Jacob Blesses His Sons
Jacob now sets out to bless his own sons. He wishes to tell them what will befall them in the End of Days.
To Reuben, Simeon and Levi, Jacob offers only chastisement for their earlier actions. Reuben, for interfering with Jacob’s marital bed (see Genesis 35:22), and Simeon and Levi for their rash attack on the people of Shechem (see Genesis 34:25-26). In fact, Jacob goes so far as to curse Simeon and Levi’s rage, scattering their future descendants among the other tribes.
With Judah, Jacob begins offering blessings in earnest. Jacob blesses him with lion’s strength, prosperity, and wise and powerful descendants. Zebulun he blesses with success on the seas. To Issachar he gives the strength to bear labor. He blesses Dan to be the avenger of his people. Gad he blesses with military might.He offers Asher richness of bread and delicacies. He notes Naphtali for his swiftness and wise sayings. To Joseph, he bequeaths blessings of the earth and the womb, greater than any Jacob himself received. Finally, Jacob likens Benjamin to a wolf, catching prey by morning and dividing spoils by evening.
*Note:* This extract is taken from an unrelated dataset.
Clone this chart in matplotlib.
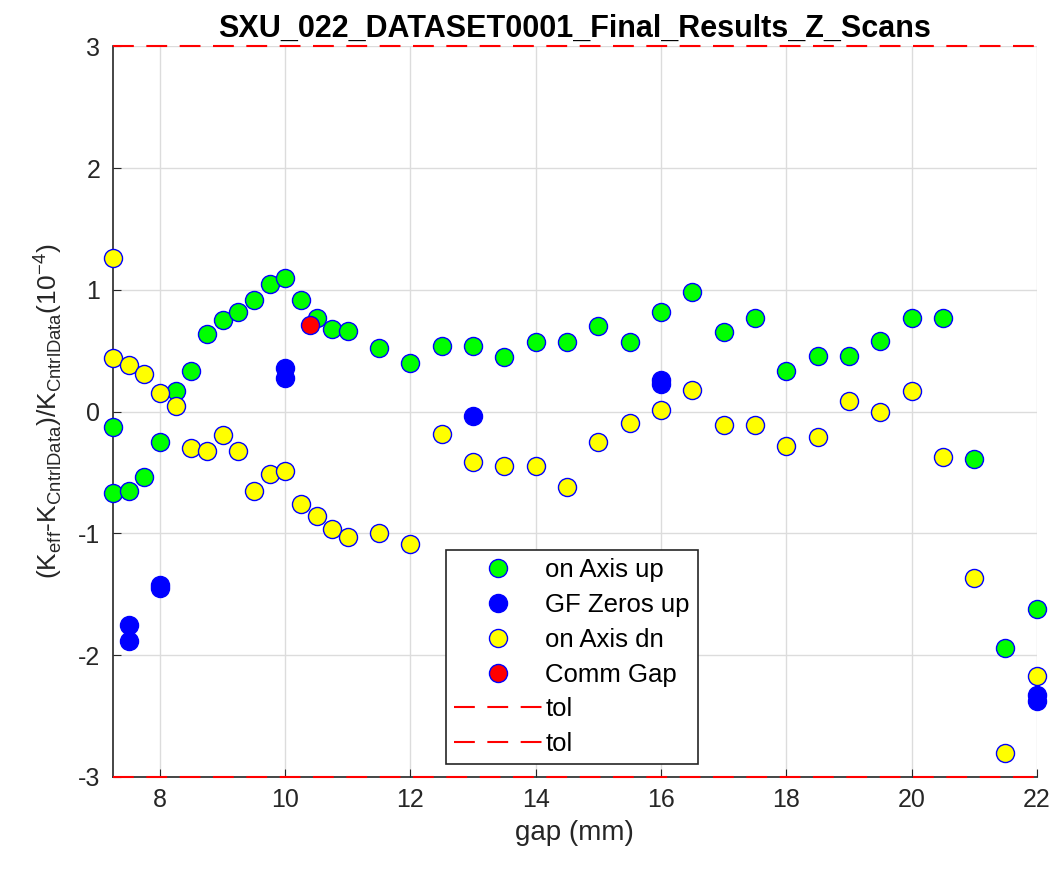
import numpy as np
import matplotlib.pyplot as plt

plt.rcParams['font.family'] = ['Liberation Sans', 'DejaVu Sans']
plt.rcParams['mathtext.fontset'] = 'custom'
plt.rcParams['mathtext.rm'] = 'Liberation Sans'
plt.rcParams['axes.unicode_minus'] = False

# on Axis up
up_gap = [7.25, 7.25, 7.5, 7.75, 8, 8.25, 8.5, 8.75, 9, 9.25, 9.5, 9.75, 10, 10.25, 10.5,
          10.75, 11, 11.5, 12, 12.5, 13, 13.5, 14, 14.5, 15, 15.5, 16, 16.5, 17, 17.5,
          18, 18.5, 19, 19.5, 20, 20.5, 21, 21.5, 22]
up_val = [-0.13, -0.67, -0.65, -0.54, -0.25, 0.17, 0.33, 0.64, 0.75, 0.82, 0.92, 1.05, 1.10, 0.92, 0.77,
          0.68, 0.66, 0.52, 0.40, 0.54, 0.54, 0.45, 0.57, 0.57, 0.70, 0.57, 0.82, 0.98, 0.65, 0.77,
          0.33, 0.46, 0.46, 0.58, 0.77, 0.77, -0.39, -1.94, -1.62]

# GF Zeros up
gf_gap = [7.5, 7.5, 8, 8, 10, 10, 13, 16, 16, 22, 22]
gf_val = [-1.75, -1.88, -1.42, -1.45, 0.36, 0.28, -0.04, 0.26, 0.23, -2.33, -2.38]

# on Axis dn
dn_gap = [7.25, 7.25, 7.5, 7.75, 8, 8.25, 8.5, 8.75, 9, 9.25, 9.5, 9.75, 10, 10.25, 10.5,
          10.75, 11, 11.5, 12, 12.5, 13, 13.5, 14, 14.5, 15, 15.5, 16, 16.5, 17, 17.5,
          18, 18.5, 19, 19.5, 20, 20.5, 21, 21.5, 22]
dn_val = [1.26, 0.44, 0.38, 0.31, 0.15, 0.05, -0.30, -0.32, -0.19, -0.32, -0.65, -0.51, -0.49, -0.76, -0.86,
          -0.96, -1.03, -1.00, -1.09, -0.18, -0.41, -0.45, -0.45, -0.62, -0.25, -0.09, 0.01, 0.18, -0.11, -0.11,
          -0.28, -0.21, 0.09, 0.0, 0.17, -0.37, -1.37, -2.80, -2.17]

# Comm Gap
comm_gap = [10.4]
comm_val = [0.71]

tol = 3

fig = plt.figure(figsize=(10.59, 8.73), dpi=100)
ax = fig.add_axes([0.1067, 0.110, 0.8723, 0.837])

ms = 13
kw = dict(ls='none', mec='blue', mew=1.0, ms=ms, clip_on=False, zorder=4)
ax.plot(up_gap, up_val, 'o', mfc=(0, 1, 0), label='on Axis up', **kw)
ax.plot(gf_gap, gf_val, 'o', mfc='blue', label='GF Zeros up', **kw)
ax.plot(dn_gap, dn_val, 'o', mfc='yellow', label='on Axis dn', **kw)
ax.plot(comm_gap, comm_val, 'o', mfc='red', label='Comm Gap', **kw)

xl = [7.25, 22]
ax.plot(xl, [tol, tol], color='red', lw=1.5, dashes=(10, 6), label='tol', clip_on=False, zorder=5)
ax.plot(xl, [-tol, -tol], color='red', lw=1.5, dashes=(10, 6), label='tol', clip_on=False, zorder=5)

ax.set_xlim(xl)
ax.set_ylim(-3, 3)
ax.set_xticks(np.arange(8, 23, 2))
ax.set_yticks(np.arange(-3, 4, 1))
ax.grid(True, color='#dcdcdc', lw=1)
ax.set_axisbelow(True)
ax.spines['top'].set_visible(False)
ax.spines['right'].set_visible(False)
for s in ['left', 'bottom']:
    ax.spines[s].set_color('#262626')
    ax.spines[s].set_linewidth(1.2)
ax.tick_params(direction='in', labelsize=18, colors='#262626', length=6)
ax.tick_params(axis='y', pad=9)
ax.tick_params(axis='x', pad=8)

ax.set_title('SXU_022_DATASET0001_Final_Results_Z_Scans', fontsize=22, fontweight='bold', pad=7)
ax.set_xlabel('gap (mm)', fontsize=20, color='#262626', labelpad=6)
ax.set_ylabel(r'(K$_{\rm eff}$-K$_{\rm CntrlData}$)/K$_{\rm CntrlData}$(10$^{-4}$)', fontsize=19,
              color='#262626', labelpad=10)

leg = ax.legend(loc='lower left', bbox_to_anchor=(0.361, 0.018), fontsize=18.5, handlelength=3.4,
                handletextpad=0.15, fancybox=False, framealpha=1, edgecolor='#262626',
                borderpad=0.3, labelspacing=0.42, borderaxespad=0)
leg.get_frame().set_linewidth(1.2)

fig.savefig('out.png', dpi=100)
Blessings complete, Jacob asks his sons again to bury him in Israel, in the Cave of Machpelah, with his wife, parents and grandparents. His final words imparted, Jacob passes.
The Israel Bible notes that the coastal inheritance bequeathed by Jacob to Zebulun enables the tribe later to enter into a special partnership with the tribe of Issachar; the former used their seafaring success to support the latter in Torah study, thus earning a share in their merit.
Points to Ponder
Why do you think Jacob chose to bless his sons by telling them “that which shall be befall you in the End of Days”?
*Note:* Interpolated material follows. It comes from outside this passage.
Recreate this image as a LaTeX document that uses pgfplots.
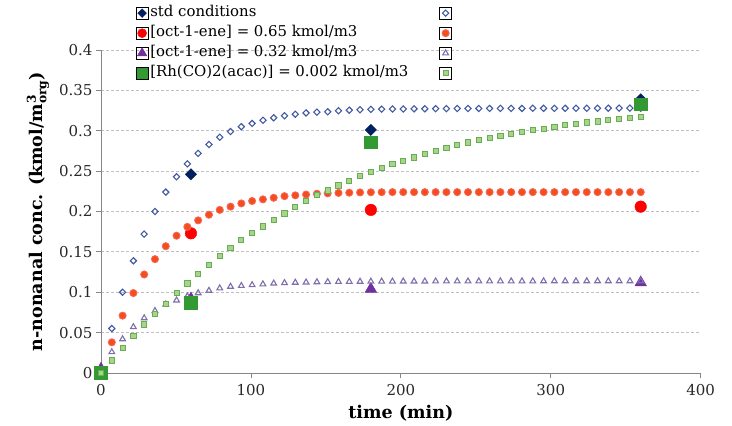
\documentclass[border=0pt]{standalone}
\usepackage{pgfplots}
\pgfplotsset{compat=1.18}
\usepackage{amsmath}
\usepackage{fontspec}
\setmainfont{DejaVu Serif}
\definecolor{navy}{RGB}{0,32,96}
\definecolor{navym}{RGB}{65,90,160}
\definecolor{redx}{RGB}{255,0,0}
\definecolor{redmf}{RGB}{240,80,30}
\definecolor{redme}{RGB}{255,100,90}
\definecolor{purx}{RGB}{112,48,160}
\definecolor{purm}{RGB}{128,110,170}
\definecolor{grx}{RGB}{51,153,51}
\definecolor{grmf}{RGB}{170,210,140}
\definecolor{grme}{RGB}{100,175,80}
\definecolor{axgray}{RGB}{134,134,134}
\definecolor{grgray}{RGB}{191,191,191}
\definecolor{txt}{RGB}{40,40,40}
\begin{document}
\begin{tikzpicture}[x=1pt,y=1pt]
\useasboundingbox (0,0) rectangle (732,426);
\begin{axis}[
  at={(101pt,53pt)}, anchor=south west,
  scale only axis, width=599.7pt, height=323pt,
  xmin=0, xmax=400, ymin=0, ymax=0.4,
  clip=false,
  axis x line*=bottom, axis y line*=left,
  axis line style={draw=axgray, line width=0.8pt},
  xtick={0,100,200,300,400},
  ytick={0,0.05,0.1,0.15,0.2,0.25,0.3,0.35,0.4},
  tick align=outside, major tick length=5pt,
  tick style={draw=axgray, line width=0.8pt},
  ymajorgrids, grid style={draw=grgray, line width=0.75pt, dash pattern=on 3pt off 2pt},
  /pgf/number format/assume math mode=true,
  yticklabel style={/pgf/number format/fixed, /pgf/number format/precision=2},
  xticklabel style={yshift=-3pt},
  ticklabel style={font=\fontsize{15}{17}\selectfont, text=txt},
  xlabel={\textbf{time (min)}},
  ylabel={\textbf{n-nonanal conc. (kmol/m$^{\text{\textbf{3}}}_{\text{\textbf{org}}}$)}},
  every axis x label/.style={at={(axis description cs:0.5,-0.124)}, anchor=center, font=\fontsize{17.5}{19}\selectfont},
  every axis y label/.style={at={(axis description cs:-0.105,0.5)}, anchor=center, rotate=90, font=\fontsize{17.5}{19}\selectfont},
  only marks,
  legend image code/.code={\path (-6pt,-6pt) rectangle (6pt,6pt); \draw[#1] plot coordinates {(0pt,0pt)};},
  legend columns=2,
  legend cell align=left,
  legend style={draw=none, fill=none, at={(axis description cs:0.0579,1.1378)}, anchor=north west,
    inner sep=0pt, row sep=5pt, font=\fontsize{14.9}{17}\selectfont,
    nodes={inner xsep=2pt, inner ysep=0pt, text height=11pt, text depth=4pt},
    /tikz/every even column/.append style={column sep=29pt}},
]
% std conditions experimental
\addplot[mark=square*, mark size=4, mark options={rotate=45, fill=navy, draw=navy}, legend image post style={mark size=3.1}]
 coordinates {(0,0) (60,0.246) (180,0.301) (360,0.339)};
\addlegendentry{std conditions}
% std model
\addplot[mark=square, mark size=2.2, mark options={rotate=45, draw=navym, line width=1.1pt, fill=white}]
 coordinates {(0,0) (7.2,0.055) (14.4,0.100) (21.6,0.139) (28.8,0.172) (36,0.200) (43.2,0.224) (50.4,0.243) (57.6,0.259) (64.8,0.272) (72,0.283) (79.2,0.292) (86.4,0.299) (93.6,0.305) (100.8,0.309) (108,0.313) (115.2,0.316) (122.4,0.3185) (129.6,0.3205) (136.8,0.322) (144,0.323) (151.2,0.3235) (158.4,0.3248) (165.6,0.3255) (172.8,0.326) (180,0.3265) (187.2,0.3267) (194.4,0.3269) (201.6,0.327) (208.8,0.3271) (216,0.3272) (223.2,0.3273) (230.4,0.3274) (237.6,0.3275) (244.8,0.3275) (252,0.3276) (259.2,0.3276) (266.4,0.3277) (273.6,0.3277) (280.8,0.3277) (288,0.3278) (295.2,0.3278) (302.4,0.3278) (309.6,0.3278) (316.8,0.3279) (324,0.3279) (331.2,0.3279) (338.4,0.3279) (345.6,0.328) (352.8,0.328) (360,0.328)};
\addlegendentry{\mbox{}}
% oct-1-ene 0.65 experimental
\addplot[mark=*, mark size=5.8, mark options={fill=redx, draw=redx}, legend image post style={mark size=4.5}]
 coordinates {(0,0) (60,0.173) (180,0.202) (360,0.206)};
\addlegendentry{[oct-1-ene] = 0.65 kmol/m3}
% model
\addplot[mark=*, mark size=3.6, mark options={fill=redmf, draw=redme, line width=0.8pt}]
 coordinates {(0,0) (7.2,0.038) (14.4,0.071) (21.6,0.099) (28.8,0.122) (36,0.141) (43.2,0.157) (50.4,0.170) (57.6,0.181) (64.8,0.189) (72,0.196) (79.2,0.202) (86.4,0.206) (93.6,0.210) (100.8,0.213) (108,0.215) (115.2,0.217) (122.4,0.219) (129.6,0.220) (136.8,0.221) (144,0.222) (151.2,0.2225) (158.4,0.223) (165.6,0.2233) (172.8,0.2236) (180,0.2238) (187.2,0.2239) (194.4,0.224) (201.6,0.224) (208.8,0.224) (216,0.224) (223.2,0.224) (230.4,0.224) (237.6,0.224) (244.8,0.224) (252,0.224) (259.2,0.224) (266.4,0.224) (273.6,0.224) (280.8,0.224) (288,0.224) (295.2,0.224) (302.4,0.224) (309.6,0.224) (316.8,0.224) (324,0.224) (331.2,0.224) (338.4,0.224) (345.6,0.224) (352.8,0.224) (360,0.224)};
\addlegendentry{\mbox{}}
% oct-1-ene 0.32 experimental
\addplot[mark=triangle*, mark size=6.7, mark options={fill=purx, draw=purx}, legend image post style={mark size=5.6}]
 coordinates {(0,0.005) (60,0.092) (180,0.104) (360,0.112)};
\addlegendentry{[oct-1-ene] = 0.32 kmol/m3}
% model
\addplot[mark=triangle, mark size=3.3, mark options={draw=purm, line width=1.1pt, fill=white}]
 coordinates {(0,0) (7.2,0.026) (14.4,0.042) (21.6,0.057) (28.8,0.068) (36,0.077) (43.2,0.085) (50.4,0.090) (57.6,0.095) (64.8,0.099) (72,0.102) (79.2,0.105) (86.4,0.107) (93.6,0.108) (100.8,0.109) (108,0.110) (115.2,0.111) (122.4,0.1115) (129.6,0.112) (136.8,0.1123) (144,0.1126) (151.2,0.1128) (158.4,0.113) (165.6,0.1131) (172.8,0.1132) (180,0.1133) (187.2,0.1134) (194.4,0.1134) (201.6,0.1135) (208.8,0.1135) (216,0.1135) (223.2,0.1136) (230.4,0.1136) (237.6,0.1136) (244.8,0.1136) (252,0.1137) (259.2,0.1137) (266.4,0.1137) (273.6,0.1137) (280.8,0.1137) (288,0.1137) (295.2,0.1138) (302.4,0.1138) (309.6,0.1138) (316.8,0.1138) (324,0.1138) (331.2,0.1138) (338.4,0.1138) (345.6,0.1138) (352.8,0.1138) (360,0.1138)};
\addlegendentry{\mbox{}}
% Rh experimental
\addplot[mark=square*, mark size=6.3, mark options={fill=grx, draw=grx}, legend image post style={mark size=4.8}]
 coordinates {(0,0) (60,0.087) (180,0.286) (360,0.333)};
\addlegendentry{[Rh(CO)2(acac)] = 0.002 kmol/m3}
% model
\addplot[mark=square*, mark size=2.6, mark options={fill=grmf, draw=grme, line width=0.9pt}]
 coordinates {(0,0) (7.2,0.0155) (14.4,0.031) (21.6,0.0455) (28.8,0.060) (36,0.073) (43.2,0.0854) (50.4,0.099) (57.6,0.111) (64.8,0.123) (72,0.1337) (79.2,0.1445) (86.4,0.1544) (93.6,0.1643) (100.8,0.173) (108,0.1816) (115.2,0.190) (122.4,0.1977) (129.6,0.2055) (136.8,0.2133) (144,0.220) (151.2,0.226) (158.4,0.2323) (165.6,0.238) (172.8,0.2439) (180,0.2492) (187.2,0.2538) (194.4,0.2587) (201.6,0.2628) (208.8,0.267) (216,0.2711) (223.2,0.2752) (230.4,0.279) (237.6,0.2823) (244.8,0.2856) (252,0.2885) (259.2,0.291) (266.4,0.2938) (273.6,0.2963) (280.8,0.2988) (288,0.3008) (295.2,0.3025) (302.4,0.305) (309.6,0.307) (316.8,0.3086) (324,0.3104) (331.2,0.3116) (338.4,0.3132) (345.6,0.3145) (352.8,0.3157) (360,0.317)};
\addlegendentry{\mbox{}}
\end{axis}
\end{tikzpicture}
\end{document}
Joseph weeps at Jacob’s passing, and orders his father’s body to be embalmed, a process which the Torah says takes forty days. He then asks Pharaoh’s leave to bury his father in Israel, as he had promised, and Pharaoh agrees.
Joseph’s brothers attended the burial, along with Pharaoh’s servants and the elders of Egypt. So impressive was the Egyptian entourage, in fact, that the local Canaanites renamed the site Avel Mitzrayim, which means ‘Egypt’s mourning’. Jacob was buried, as requested, in the Cave of Machpelah, accompanied by a great eulogy and a seven-day mourning period., a custom still practiced by Jews today.
Points to Ponder
Why do you think the Egyptians attended Jacob’s funeral in Israel?
Joseph’s Final Days
After Jacob’s death, the brothers worry that Joseph will at long last be moved to avenge himself upon them. They therefore claim their father asked before he died that Joseph be merciful and forgive his brothers for what they did to him. They offer to serve him as slaves.
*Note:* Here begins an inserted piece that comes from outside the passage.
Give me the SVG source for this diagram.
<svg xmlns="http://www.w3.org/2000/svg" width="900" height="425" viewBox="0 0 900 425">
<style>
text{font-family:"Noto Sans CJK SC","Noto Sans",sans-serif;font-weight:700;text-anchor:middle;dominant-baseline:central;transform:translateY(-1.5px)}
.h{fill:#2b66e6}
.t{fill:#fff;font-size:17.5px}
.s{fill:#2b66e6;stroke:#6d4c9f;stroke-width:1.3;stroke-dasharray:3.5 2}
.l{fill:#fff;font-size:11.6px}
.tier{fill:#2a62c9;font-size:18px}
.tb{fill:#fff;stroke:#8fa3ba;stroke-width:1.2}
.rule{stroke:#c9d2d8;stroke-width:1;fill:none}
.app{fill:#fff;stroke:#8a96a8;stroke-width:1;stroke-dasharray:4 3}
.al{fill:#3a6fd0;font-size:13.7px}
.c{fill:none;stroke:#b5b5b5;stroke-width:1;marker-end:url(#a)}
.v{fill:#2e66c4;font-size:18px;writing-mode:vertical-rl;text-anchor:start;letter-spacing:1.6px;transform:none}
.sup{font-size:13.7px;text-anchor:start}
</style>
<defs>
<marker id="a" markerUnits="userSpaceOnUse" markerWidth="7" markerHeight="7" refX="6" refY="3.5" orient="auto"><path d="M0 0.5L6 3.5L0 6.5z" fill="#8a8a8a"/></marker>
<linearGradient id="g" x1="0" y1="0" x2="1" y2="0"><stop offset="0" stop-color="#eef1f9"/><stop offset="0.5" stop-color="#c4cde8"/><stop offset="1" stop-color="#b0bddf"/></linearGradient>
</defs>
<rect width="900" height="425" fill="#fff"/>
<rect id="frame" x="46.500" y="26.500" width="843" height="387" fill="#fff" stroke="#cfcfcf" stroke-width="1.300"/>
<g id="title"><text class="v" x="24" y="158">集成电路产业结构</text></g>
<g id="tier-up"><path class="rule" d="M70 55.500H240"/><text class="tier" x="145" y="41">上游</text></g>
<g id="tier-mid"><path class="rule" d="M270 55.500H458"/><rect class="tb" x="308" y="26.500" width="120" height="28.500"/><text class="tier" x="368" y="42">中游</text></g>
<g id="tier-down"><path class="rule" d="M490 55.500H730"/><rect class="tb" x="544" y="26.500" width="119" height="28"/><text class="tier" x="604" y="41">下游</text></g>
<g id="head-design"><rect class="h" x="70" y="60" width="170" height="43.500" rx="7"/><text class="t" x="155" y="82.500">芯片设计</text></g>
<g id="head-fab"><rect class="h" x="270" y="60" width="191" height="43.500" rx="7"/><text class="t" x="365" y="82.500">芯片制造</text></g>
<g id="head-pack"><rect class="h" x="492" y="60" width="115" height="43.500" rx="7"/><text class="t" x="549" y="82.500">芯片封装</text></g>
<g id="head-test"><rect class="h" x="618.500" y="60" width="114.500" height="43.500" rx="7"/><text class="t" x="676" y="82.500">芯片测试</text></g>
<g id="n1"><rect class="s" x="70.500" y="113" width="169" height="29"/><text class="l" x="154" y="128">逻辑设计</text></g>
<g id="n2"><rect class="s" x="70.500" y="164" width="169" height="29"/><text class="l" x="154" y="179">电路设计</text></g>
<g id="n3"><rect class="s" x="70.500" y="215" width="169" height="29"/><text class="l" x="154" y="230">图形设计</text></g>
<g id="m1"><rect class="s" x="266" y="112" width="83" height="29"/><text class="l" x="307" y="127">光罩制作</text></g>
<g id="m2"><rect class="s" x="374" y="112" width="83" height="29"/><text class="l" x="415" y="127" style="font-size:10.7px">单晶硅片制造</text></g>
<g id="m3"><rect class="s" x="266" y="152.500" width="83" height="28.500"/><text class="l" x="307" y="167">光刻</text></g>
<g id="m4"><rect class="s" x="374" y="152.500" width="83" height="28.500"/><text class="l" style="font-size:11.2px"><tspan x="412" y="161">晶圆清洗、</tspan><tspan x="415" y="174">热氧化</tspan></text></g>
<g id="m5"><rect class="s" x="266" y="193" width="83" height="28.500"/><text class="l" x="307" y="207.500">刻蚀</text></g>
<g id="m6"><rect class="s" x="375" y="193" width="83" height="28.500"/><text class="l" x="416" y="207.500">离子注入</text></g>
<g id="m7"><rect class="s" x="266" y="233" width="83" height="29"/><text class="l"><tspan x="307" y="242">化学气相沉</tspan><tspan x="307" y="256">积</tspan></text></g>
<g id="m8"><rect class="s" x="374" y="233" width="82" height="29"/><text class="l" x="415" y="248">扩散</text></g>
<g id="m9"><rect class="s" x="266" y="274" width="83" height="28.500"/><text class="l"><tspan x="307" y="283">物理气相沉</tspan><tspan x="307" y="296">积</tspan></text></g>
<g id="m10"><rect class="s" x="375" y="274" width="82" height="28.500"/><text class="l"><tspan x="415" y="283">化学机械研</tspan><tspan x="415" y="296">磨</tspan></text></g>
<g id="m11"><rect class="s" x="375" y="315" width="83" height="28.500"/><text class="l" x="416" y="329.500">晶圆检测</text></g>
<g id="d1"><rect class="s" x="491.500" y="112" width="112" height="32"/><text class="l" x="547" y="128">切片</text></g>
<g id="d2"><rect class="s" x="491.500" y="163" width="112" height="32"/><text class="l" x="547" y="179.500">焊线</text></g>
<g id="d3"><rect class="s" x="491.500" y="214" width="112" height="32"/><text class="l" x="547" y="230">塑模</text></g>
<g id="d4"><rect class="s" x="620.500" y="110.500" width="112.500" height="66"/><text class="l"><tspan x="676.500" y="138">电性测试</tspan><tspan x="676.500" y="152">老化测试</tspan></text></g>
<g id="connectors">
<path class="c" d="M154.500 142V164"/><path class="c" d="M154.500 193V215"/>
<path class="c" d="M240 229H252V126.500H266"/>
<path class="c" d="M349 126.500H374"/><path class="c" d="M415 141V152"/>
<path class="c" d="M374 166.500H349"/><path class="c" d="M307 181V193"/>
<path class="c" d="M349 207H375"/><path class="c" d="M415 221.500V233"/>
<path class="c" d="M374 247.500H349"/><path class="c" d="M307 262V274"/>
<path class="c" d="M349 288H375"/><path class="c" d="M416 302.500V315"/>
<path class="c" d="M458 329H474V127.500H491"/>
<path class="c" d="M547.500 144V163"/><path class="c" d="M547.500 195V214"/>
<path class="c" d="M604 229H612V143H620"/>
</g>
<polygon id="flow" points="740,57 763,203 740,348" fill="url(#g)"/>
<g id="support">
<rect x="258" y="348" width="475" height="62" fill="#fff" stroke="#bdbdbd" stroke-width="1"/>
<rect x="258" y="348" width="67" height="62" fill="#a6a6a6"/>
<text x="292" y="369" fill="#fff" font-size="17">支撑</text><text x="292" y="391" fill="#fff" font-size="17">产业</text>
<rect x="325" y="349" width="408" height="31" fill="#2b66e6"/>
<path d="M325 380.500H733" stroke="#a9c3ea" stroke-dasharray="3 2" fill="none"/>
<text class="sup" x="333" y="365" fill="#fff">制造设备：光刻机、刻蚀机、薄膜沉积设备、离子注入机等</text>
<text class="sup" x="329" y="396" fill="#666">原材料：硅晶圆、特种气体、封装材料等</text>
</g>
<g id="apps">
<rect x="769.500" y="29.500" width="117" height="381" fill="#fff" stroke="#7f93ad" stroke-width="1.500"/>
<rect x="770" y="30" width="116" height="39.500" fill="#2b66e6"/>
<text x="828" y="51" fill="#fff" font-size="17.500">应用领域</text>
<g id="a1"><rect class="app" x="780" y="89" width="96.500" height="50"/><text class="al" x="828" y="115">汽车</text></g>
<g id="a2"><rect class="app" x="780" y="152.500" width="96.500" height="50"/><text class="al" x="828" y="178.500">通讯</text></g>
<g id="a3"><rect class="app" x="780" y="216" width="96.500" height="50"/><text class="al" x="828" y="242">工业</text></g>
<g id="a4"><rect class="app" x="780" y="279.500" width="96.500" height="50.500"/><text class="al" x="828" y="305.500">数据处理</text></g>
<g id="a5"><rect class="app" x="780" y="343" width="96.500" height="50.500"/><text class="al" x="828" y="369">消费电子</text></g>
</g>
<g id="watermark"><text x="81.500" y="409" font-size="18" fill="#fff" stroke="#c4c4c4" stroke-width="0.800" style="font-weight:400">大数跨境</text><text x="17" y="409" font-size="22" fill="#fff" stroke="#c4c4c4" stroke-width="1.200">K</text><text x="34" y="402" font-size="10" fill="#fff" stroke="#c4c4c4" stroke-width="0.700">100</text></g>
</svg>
Joseph responds that although their initial intentions were to harm him, God always meant for events to turn out for the best. Joseph assures his brothers he has no intention of punishing them for their actions. Rather, he plans to sustain them and their families in Egypt.
Joseph lives to 110 years of age, seeing his grandsons have children. On his deathbed, he tells his brothers that God will surely remember them and bring their children out of Egypt and back to the Holy Land. At that time, he asks, those descendants should bring his bones with them out of Egypt to Israel.
The Israel Bible points out that the unique phrase Joseph uses, God shall “surely visit” you, is meant not only as a promise, but a sign. When Moses arrives on the scene a century or so later using the exact same phrase, the people know their redemption is imminent. While this sojourn in Egypt would only be one of many trials the Children of Israel would suffer, the promise God made to Abraham, Isaac and Jacob, repeated here by Joseph, means the Jewish people will ultimately be a great nation residing in the Land of Israel, where they belong.
Points to Ponder
Why do you think, 17 years after being reunited, the brothers still worry that Joseph will turn on them?